Drama ini mengaduk-aduk isi kepala penonton, karena alurnya yang dibuat tak terduga dan bikin penonton terheran-heran. Tontonan yang renyah untuk remaja dan dewasa yang jenuh dengan adegan detektif-detektif yang memburu penjahat sadis. Berbeda dengan drama sebelumnya, Voice, drama ini tidak menampilkan adegan pembunuhan secara vulgar. Tunnel mengedepankan proses pengidentifikasian dalam mencari seorang tersangka dengan cara yang renyah dan mudah diikuti. Akting yang begitu meyakinkan diantara tiga tokoh kunci dalam drama ini patut diacungi jempol. Akting ketiga aktor kunci dalam drama ini berhasil membawakan karakter penokohan dari drama, sehingga sepanjang drama hampir tidak dijumpai adegan awkward gagal akting dari para aktornya. Sayangnya di sutradara seperti kelupaan dalam pembuatan drama ini, dimana ada adegan bahwa Park Kwang-Ho tanpa sengaja dapat kembali ke masa lalu dan ternyata dia telah memakan waktu 5 bulan menghilang. Dan ketika pada esok harinya dia tanpa sengaja pula kembali ke masa depan, ternyata dia hanya menghilang beberapa hari saja. Satu lagi adegan janggal dalam film ini, yakni ketika profesor Jae Yi datang ke TKP pembunuhan di tempat peristirahatan disebuah gunung yang terisolasi akibat badai dan jembatan satu-satunya tidak dapat dilalui. Dia berhasil menerobos tanpa ada kotoran sedikitpun di baju dan sepatunya, padahal dia berjalan kaki.

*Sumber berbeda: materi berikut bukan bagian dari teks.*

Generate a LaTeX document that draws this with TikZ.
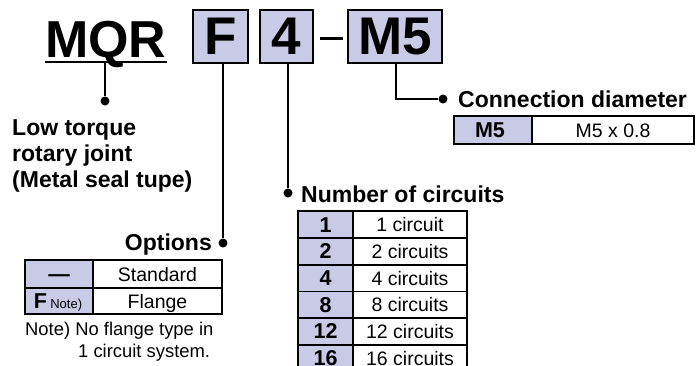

Terlepas dari pro-kontra pejiplakan oleh produsen, saya disini belum dapat memberikan pedapat karena belum menonton drama Signal (postingan ini akan di update secepatnya, saat saya telah menonton keseluruhan Signal). Tunnel pantas dijadikan tontonan untuk siapa saja yang merindukan film-film seperti Criminals Mind dan Detektif Conan yang menyuguhkan kelihaian analisis pelaku kejahatan. Tunnel mengingatkan kita tentang bagaimana obsesi menemukan tujuan, menepati janji untuk menangkap pelaku kejahatan untuk menghormati para korban, dan bagaimana beratnya seorang laki-laki menjadi seorang ayah dan suami di dua tempat yang berbeda.